BTW, my understanding of the spec for @@deriving is that when you have an attribute

type t = ... [@@deriving a,b]

then it’s supposed to be expanded to

.... code generated by the deriver ...
[@@@end]

Or at least, that’s how I remember it. And it’s how I implemented it. I have a vague memory that ppxlib`` does not implement this "rewrite the attribute" (notice the "_inline") but maybe it does -- I rarely use or look at ppxlib` rewriters/derivers except when I’m doing compatibility testing.

In any case, if this is the way things are supposed to be expanded, then clearly, only one @@deriving rewriter can get a whack at the @@deriving attribute.

You asked about other work to make these PPX rewriters shorter. I’ve posted about this before ( Quasi-quotations for the OCaml AST and PPX rewriters ), but since then, (a) did a ton more work, and (b) got bored and wandered off before releasing code. But (c) now that OCaml 5.1.0 is coming out, I’m updating everything to work with that. So …

The punchline first: suppose you look at ppx_jsobject_conv and observe that “wow, it’s complicated”. I would argue that that’s right, b/c it doesn’t use quasi-quotations. But that’s fixable, and at the bottom of this note, I have a link to a project where I rewrote the guts of ppx_jsobject_conv with quasi-quotations, and it’s much, much more readable. At least, to me. I mean, I get that there are people who think “pervasive quasi-quotations” are useless or ugly or whatever.

So something you could do (or I could do, but I doubt anybody would be interested in it, so why would I bother wasting the effort?) would be to take the enum deriver you pointed-at, and rewrite it using pa_ppx_parsetree. Just to show how much more transparent it is. But hey, I already did that wiith the “show” deriver (pointer below) and nobody was interested, so … ah, nevertheless [h/t Atrios].

Now, the short explanation: I’ve been working on something called pa_ppx_parsetree for a while: GitHub - camlp5/pa_ppx_parsetree: Tooling for doing things with OCaml's official AST

What is it? It’s a package that provides something like ppx_metaquot, but for every major syntactic category and pretty much every parsing rule of the OCaml grammar, and does so for every version of the OCaml grammar from 4.10.0 thru 5.1.0, inclusive. So what do I mean?

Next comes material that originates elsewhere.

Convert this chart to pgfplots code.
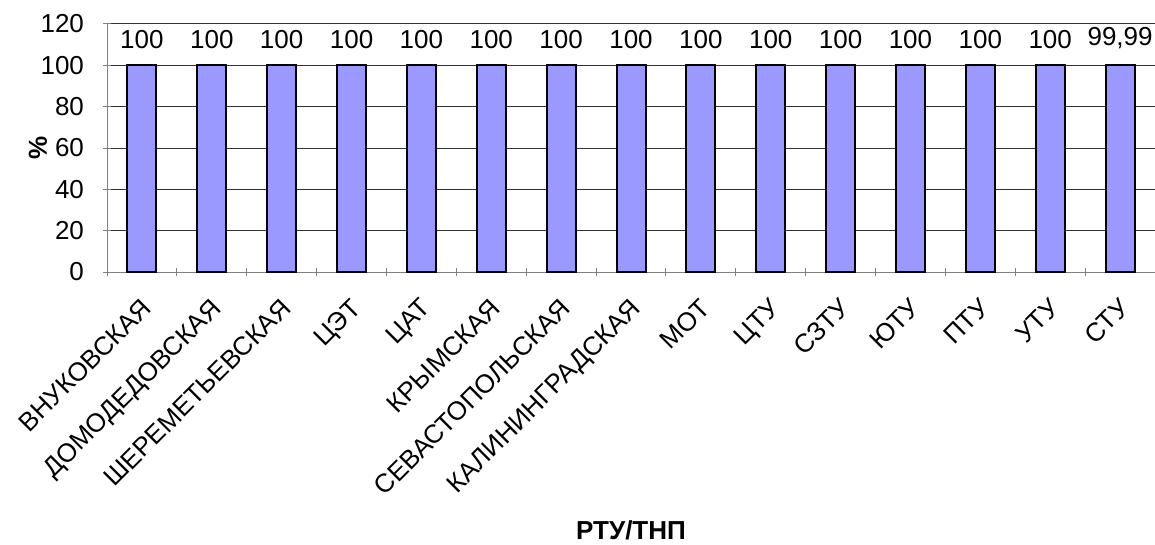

pattern-match longidents: [%longident_t {| $longid:li1$. $lid:l$ |}]

pattern-match the list of cases in a match: [%expression {| match $e1$ with $list:cases$ |}]

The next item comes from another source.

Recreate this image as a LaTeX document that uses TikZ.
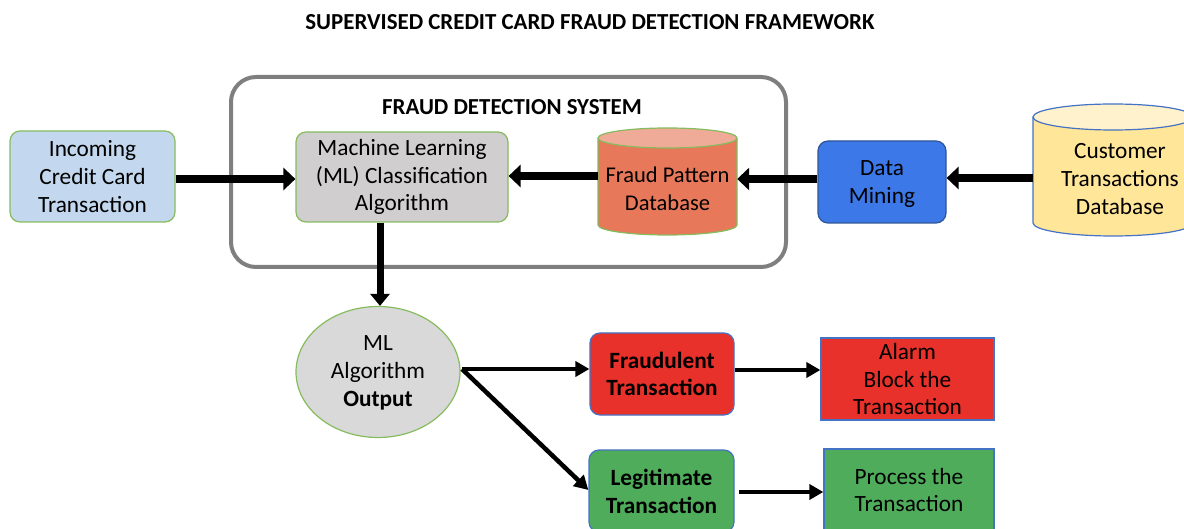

pattern-match a case-branch: [%case {| $p1'$ when $e1'$ -> $e2'$ |}]

and of course, all of these work as expressions, too. [there’s some trickery done to get the locations to work without too much fuss].

pa_ppx_parsetree has an example: a “show” deriver (though not hooked-into any infrastructure): https://github.com/camlp5/pa_ppx_parsetree/blob/master/tests/test_show.ml

and I’ve also used it to rewrite the guts of ppx_jsobject_conv with quasi-quotations everywhere: https://github.com/chetmurthy/ppx_jsobject_conv/blob/experimental-parsetree-quotation-hacking/src2/code.orig.ml

In that project:

  1. it’s on the branch experimental-parsetree-quotation-hacking
  2. in the directory src2 (src is the original deriver, so I can compare)
  3. it’s set up so I can build it against the OCaml AST of any version 4.10-5.0 inclusive (haven’t tested it against 5.1). The idea being, sure/sure/SURE/SURE it’s nice to fix a single version of the AST and use omp to migrate to it, run your rewriter, and migrate back. But it’s not necessary, and this demonstrates that for this PPX deriver, you don’t have to do it: the code compiles with any version of the OCaml AST.

Okay, so the key question is “did pa_ppx load a ppx rewriter” ? What determines that? Is it a line like:

ocamlfind ocamlc -package camlp5,fmt -syntax camlp5o \
    -linkpkg streams.ml -o streams

If that is the case, it implies that this happens at a file granularity:

  1. for every file, either all @@deriving is handled by pa_ppx; or all @@deriving is handled by normal ppx

  2. for different files in the same dune project, it is possible one file uses pa_ppx for @@deriving and another file uses normal_ppx for @@deriving

Are the two above assertions correct ?

Thanks!

The typical way in which Camlp5-based packages are invoked, is via ocamlfind, just as you describe. So it happens at whatever granularity your build-system allows, and in any case, the finest granularity is the file-level.

I don’t use dune, but the GT project does (use dune) and uses both ppxlib and Camlp5. There, they generate preprocessor executables using mkcamlp5/mkcamlp5.opt and then use those to preprocess their files before handing them to ocamlc.

Sorry, I’m not really answering your question (as to those two assertions) b/c I don’t use dune. I use Makefiles, and yes, it’s straightforward to control on a file-by-file basis the findlib packages that are loaded for a particular source file’s compilation. Which amounts to saying that for file a.ml I can choose to load Camlp5 packages, and for file b.ml in the same directory, I can choose not to.

1 Like

I think the gist of everything makes sense now. Thanks for your patience in answering all my followup questions!